The motives for the attack, the first deadly bombing to hit Belarus, remain unclear.

The KGB security services have described the perpetrator as a "sick person."

President Alyaksandr Lukashenka announced on April 13 that the main suspect and his accomplice have confessed to staging two other bombing attacks, one at an open-air concert in Minsk in 2008 and another at a cafe in Vitebsk in 2005. Both explosions injured dozens but caused no casualties.

Lukashenka, who has been isolated by the West over his autocratic rule, said he did not rule out the involvement of foreign forces.

He also ordered the KGB to question "political actors" -- a terms he sometimes uses to refer to the opposition -- in connection with the blast, fueling fears the attack heralds another crackdown on dissidents.

A Pretext To Clamp Down

Hundreds of people were detained in December during demonstrations to protest the reelection of Lukashenka in a vote denounced by international monitors as flawed.

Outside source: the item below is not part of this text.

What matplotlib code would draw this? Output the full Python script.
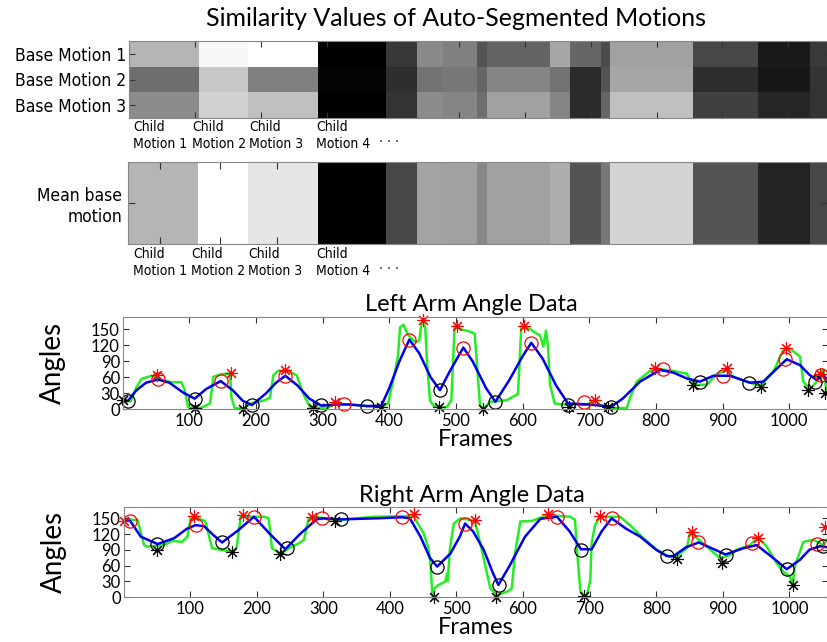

Several opposition figures have been sentenced to prison terms or remain in detention pending trial.

Dissident-minded Belarusians worry that authorities will also use the blast as a pretext to tighten control of the Internet, one of the few platforms for free speech in the heavily policed ex-Soviet nation.

Prosecutor-General Grigory Vasilevich said on April 13 that authorities needed to "bring order" to a number of Internet portals that carried news about the bombing.